Mengidentifikasi profil tersebut tidak mudah. Apalagi, sesuai pengamatan Vina, banyak pelamar merasa mempunyai minat dan motivasi saja sudah cukup. Padahal, kenyataannya, perusahaan meminta lebih.
Oleh karena itu, kendati mencari pekerjaan baru karena butuh pendapatan yang lebih tinggi, pekerja tetap harus lebih spesifik memilih posisi.

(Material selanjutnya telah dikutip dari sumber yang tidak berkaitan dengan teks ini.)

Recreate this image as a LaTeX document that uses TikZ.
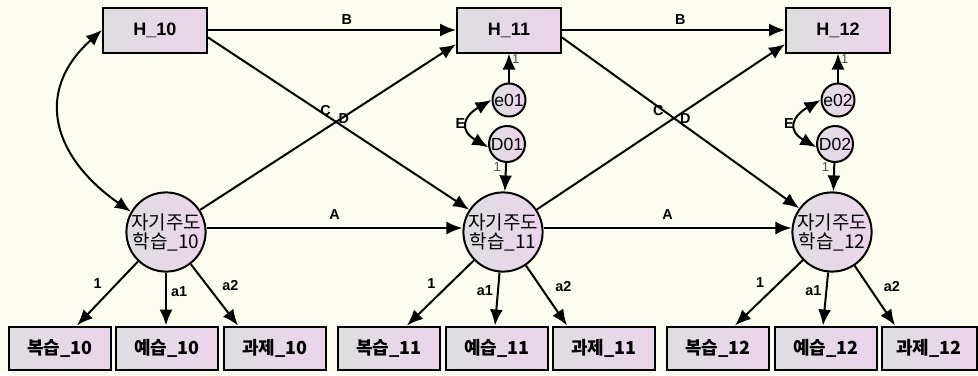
\documentclass[tikz,border=0pt]{standalone}
\usepackage{fontspec}
\setmainfont{Liberation Sans}
\newfontfamily\krfont{Noto Sans CJK KR}
\usetikzlibrary{arrows.meta, positioning, calc}
\definecolor{PaperCream}{RGB}{252, 253, 240}
\definecolor{BoxGray}{RGB}{222, 222, 224}
\definecolor{BoxLilac}{RGB}{236, 212, 236}
\definecolor{FixGray}{RGB}{80, 80, 80}
\tikzset{
  obsbox/.style={rectangle, draw=black, line width=1pt,
                 left color=BoxGray, right color=BoxLilac,
                 minimum width=51pt, minimum height=21.5pt, inner sep=1pt,
                 font=\krfont\fontsize{9}{9}\bfseries\selectfont},
  hbox/.style={obsbox, minimum width=52pt, minimum height=22.5pt,
               font=\fontsize{9}{9}\bfseries\selectfont},
  latent/.style={circle, draw=black, line width=1pt,
                 left color=BoxGray, right color=BoxLilac,
                 minimum size=39.5pt, inner sep=0pt, align=center,
                 font=\krfont\fontsize{9.5}{9.5}\selectfont},
  errc/.style={circle, draw=black, line width=1pt,
               left color=BoxGray, right color=BoxLilac,
               minimum size=#1, inner sep=0pt,
               font=\fontsize{8.8}{8.8}\selectfont},
  arr/.style={-{Latex[length=8pt, width=6.5pt]}, line width=1pt},
  cov/.style={{Latex[length=8pt, width=6.5pt]}-{Latex[length=8pt, width=6.5pt]}, line width=1pt},
  lbl/.style={font=\fontsize{7.2}{7.2}\bfseries\selectfont, inner sep=1pt},
  fixlbl/.style={font=\fontsize{6.5}{6.5}\selectfont, text=FixGray, inner sep=1pt},
}

\begin{document}
\begin{tikzpicture}[x=0.5pt, y=-0.5pt]
      \fill[PaperCream] (0,0) rectangle (978,375);
      \useasboundingbox (0,0) rectangle (978,375);

      % outcome boxes
      \node[hbox] (h10) at (155,30) {H\_10};
      \node[hbox] (h11) at (509,30) {H\_11};
      \node[hbox] (h12) at (838,30) {H\_12};

      % latent factors
      \node[latent] (sdl10) at (166,232) {자기주도\\학습\_10};
      \node[latent] (sdl11) at (503,232) {자기주도\\학습\_11};
      \node[latent] (sdl12) at (832,232) {자기주도\\학습\_12};

      % residuals
      \node[errc=16.5pt] (e01) at (509,100) {e01};
      \node[errc=18pt]   (d01) at (507,144) {D01};
      \node[errc=16.5pt] (e02) at (838,100) {e02};
      \node[errc=18pt]   (d02) at (835,144) {D02};

      % indicators
      \node[obsbox] (rev10)  at (60,348)  {복습\_10};
      \node[obsbox] (pre10)  at (167,348) {예습\_10};
      \node[obsbox] (task10) at (275,348) {과제\_10};
      \node[obsbox] (rev11)  at (389,348) {복습\_11};
      \node[obsbox] (pre11)  at (497,348) {예습\_11};
      \node[obsbox] (task11) at (604,348) {과제\_11};
      \node[obsbox] (rev12)  at (718,348) {복습\_12};
      \node[obsbox] (pre12)  at (826,348) {예습\_12};
      \node[obsbox, minimum width=47.5pt] (task12) at (929,348) {과제\_12};

      % cross-lagged paths
      \draw[arr] (h10) -- node[lbl, pos=0.56, above=1pt] (labB1) {B} (h11);
      \draw[arr] (h11) -- node[lbl, pos=0.53, above=1pt] (labB2) {B} (h12);
      \draw[arr] ([yshift=2pt]sdl10.east) -- node[lbl, above=3pt] (labA1) {A} ([yshift=2pt]sdl11.west);
      \draw[arr] ([yshift=2pt]sdl11.east) -- node[lbl, above=3pt] (labA2) {A} ([yshift=2pt]sdl12.west);
      \draw[arr] (h10.-8) -- node[lbl, pos=0.52, above] (labD1) {D} (sdl11);
      \draw[arr] (h11.-8) -- node[lbl, pos=0.52, above] (labD2) {D} (sdl12);
      \draw[arr] (sdl10) -- node[lbl, pos=0.49, above=5pt] (labC1) {C} (h11.195);
      \draw[arr] (sdl11) -- node[lbl, pos=0.49, above=5pt] (labC2) {C} (h12.195);

      % residual paths
      \draw[arr] (e01) -- node[fixlbl, pos=0.8, right] (lfe1) {1} (h11);
      \draw[arr] (d01) -- node[fixlbl, pos=0.15, left=1pt] (lfd1) {1} (sdl11);
      \draw[arr] (e02) -- node[fixlbl, pos=0.8, right] (lfe2) {1} (h12);
      \draw[arr] (d02) -- node[fixlbl, pos=0.15, left=1pt] (lfd2) {1} (sdl12);
      \draw[cov] (e01.west) to[out=210, in=150, looseness=1.8]
           node[lbl, left=0pt] (labE1) {E} (d01.190);
      \draw[cov] (e02.west) to[out=210, in=150, looseness=1.8]
           node[lbl, left=0pt] (labE2) {E} (d02.190);
      \draw[cov] (h10.west) to[out=222, in=145, looseness=1.3] (sdl10.150);

      % loadings
      \draw[arr] (sdl10) -- node[lbl, pos=0.35, left=6pt] (l101) {1} ([xshift=8.5pt]rev10.north);
      \draw[arr] (sdl10) -- node[lbl, pos=0.35, right=1pt] (l1a1) {a1} ([xshift=-0.5pt]pre10.north);
      \draw[arr] (sdl10) -- node[lbl, pos=0.35, right=6pt] (l1a2) {a2} ([xshift=-18.5pt]task10.north);
      \draw[arr] (sdl11) -- node[lbl, pos=0.35, left=6pt] (l111) {1} ([xshift=9pt]rev11.north);
      \draw[arr] (sdl11) -- node[lbl, pos=0.35, left=1pt] (l2a1) {a1} ([xshift=-1pt]pre11.north);
      \draw[arr] (sdl11) -- node[lbl, pos=0.35, right=6pt] (l2a2) {a2} ([xshift=-18.5pt]task11.north);
      \draw[arr] (sdl12) -- node[lbl, pos=0.35, left=6pt] (l121) {1} ([xshift=8.5pt]rev12.north);
      \draw[arr] (sdl12) -- node[lbl, pos=0.35, left=1pt] (l3a1) {a1} ([xshift=-1.5pt]pre12.north);
      \draw[arr] (sdl12) -- node[lbl, pos=0.35, right=6pt] (l3a2) {a2} ([xshift=-17pt]task12.north);
\end{tikzpicture}
\end{document}
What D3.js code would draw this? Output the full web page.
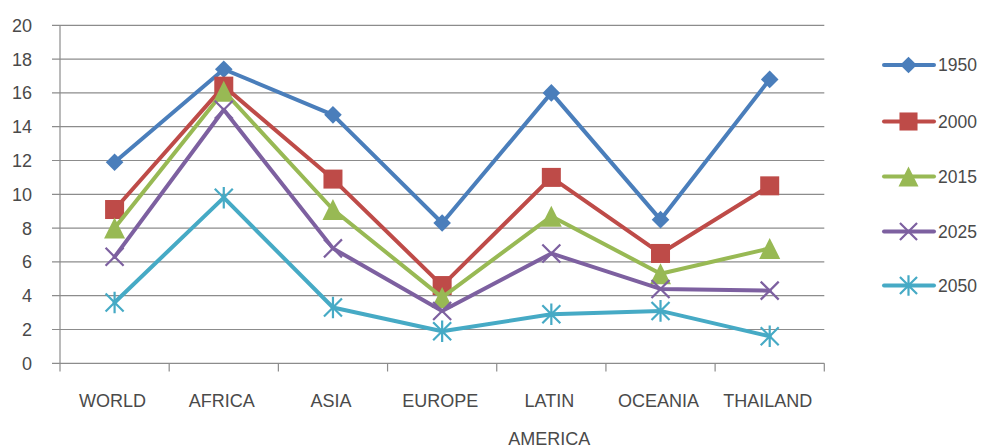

Sebelum melamar, dia menyarankan agar kandidat mencoba mengidentifikasi persyaratan terlebih dulu dan jangan sampai klik semua posisi lowongan pekerjaan.
Berdasarkan data Badan Pusat Statistik, jumlah angkatan kerja berdasarkan Survei Angkatan Kerja Nasional (Sakernas) pada Agustus 2023 sebanyak 147,71 juta orang, naik 3,99 juta orang dibanding Agustus 2022. Tingkat partisipasi angkatan kerja (TPAK) naik sebesar 0,85 persen poin dibanding Agustus 2022. Lalu, tingkat pengangguran terbuka (TPT) Agustus 2023 sebesar 5,32 persen, turun sebesar 0,54 persen poin dibanding Agustus 2022.